Jack Fessenden’s war film “Foxhole” is really three short war films spliced together, each revolving around a banal moral dilemma. The first, set during the Civil War, concerns a squad of Union soldiers who must decide whether to abandon a fortified trench to save the life of a wounded man; the second, during World War I, follows American soldiers on the front lines who must decide whether or not to execute a potentially dangerous German captive; the third, set in Iraq, focuses on a detachment of American soldiers who, separated from their convoy and under heavy fire, must choose between fleeing to higher ground on foot or remaining under tenuous cover in their damaged Humvee.

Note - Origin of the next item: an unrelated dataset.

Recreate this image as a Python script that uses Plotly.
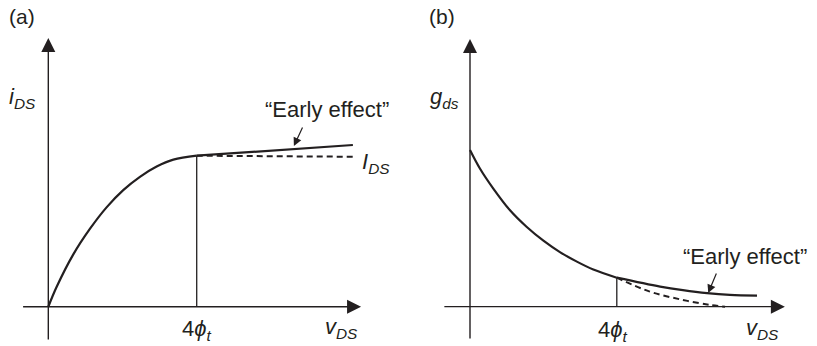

The three-part scope is ambitious, but “Foxhole” is a film made on a very small scale. The soldiers in each segment are played by the same actors — a theatrical conceit meant to emphasize, rather tritely, the eternal repetition of war — and the action is almost entirely limited, for the duration of the movie’s 95-minute running time, to the cramped confines suggested by the title. Fessenden, the son of the cult horror filmmaker Larry Fessenden, attempts to disguise the production’s slender means by way of several unconvincing tricks ordinarily found in student films, such as using blown-out high-contrast lighting to hide backgrounds in close-ups, and blanketing wider shots in thick, phony-looking fog. These gimmicks, however, do not mask the thin, superficial writing, which relies on blandly sentimental monologues and an assortment of patriotic war-flick clichés.

Foxhole
Not rated. Running time: 1 hour 35 minutes. In theaters.